Advantages & Disadvantages

Because no knowledge of 3D shape is required, the technique may be applied to photographs and drawings, as well as to artificially rendered scenes. This is probably the most remarkable advantage of view morphing.

Since view morphing relies exclusively on image information, it is sensitive to changes in visibility. Problems occur if the visibility is not constant, i.e., not all surfaces are visible in both images. A related problem that has not been solved yet is the usage of view morphing for 180° or 360° rotations in depth.

Nice Samples

4. Conclusions

The morphing techniques introduced in this document have one thing in common: they concentrate on a topic of computer graphics, which is one of the most fascinating aspects of computer graphics.
The papers that this document is based on are only a subset of morphing techniques and closely related computer graphics applications.

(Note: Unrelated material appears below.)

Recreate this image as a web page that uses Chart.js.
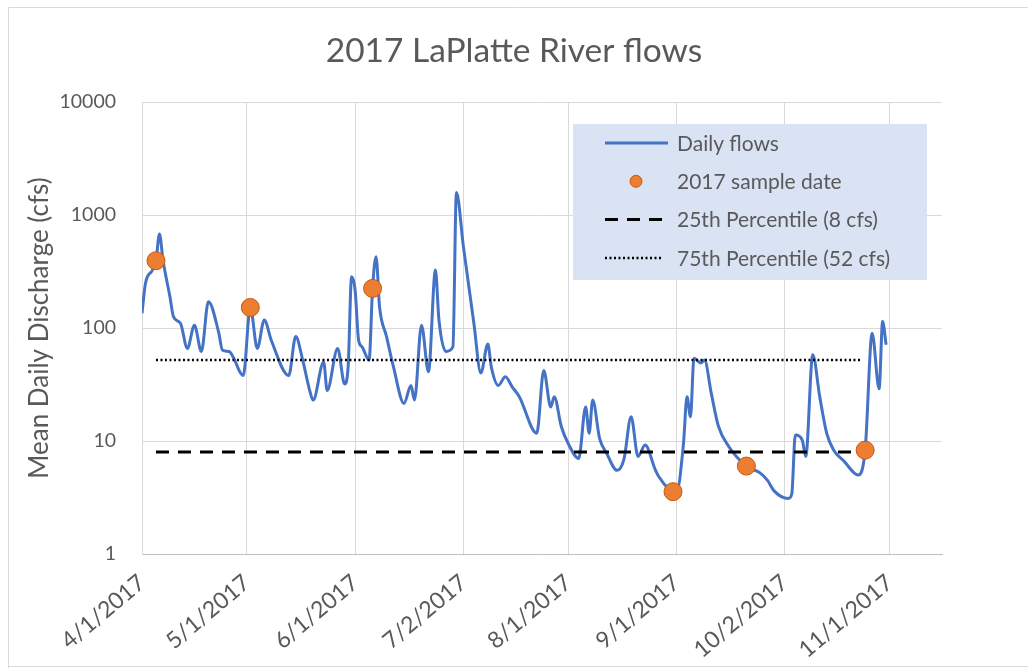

One of the early useful morphing techniques, skeleton-based image warping by Georg Wolberg, involved an interesting way to map a 2-dimensional image to an arbitrary shape.

Using this morphing technique as a starting point, Thaddeus Beier and Shawn Neely developed a challenging morphing technique for transforming one digital image into another by giving the animator high-level control of the visual effect, such as natural feature-based specification and interaction.

Finally, view morphing (Steven M. Seitz and Charles R. Dyer.) extended both of the techniques above to artificially create realistic "in-between views" of an object (or two similar objects) as 2-dimensional images taken from two different viewpoints.

I hope I succeeded in catching your attention with my computer graphic approach to the latest morphing techniques.

5. References

Thaddeus Beier, And Shawn Neely, "Feature-Based Image Metamorphosis"
Proc. SIGGRAPH 92. In Computer Graphics (1992) pp. 35-42.

Georg Wolberg, "Skeleton-based image warping"
The Visual Computer 1989. pp. 95-108.

Steven M. Seitz, And Charles R. Dyer, "View Morphing"
Proc. SIGGRAPH 96. In Computer Graphics (1996) pp. 21-30.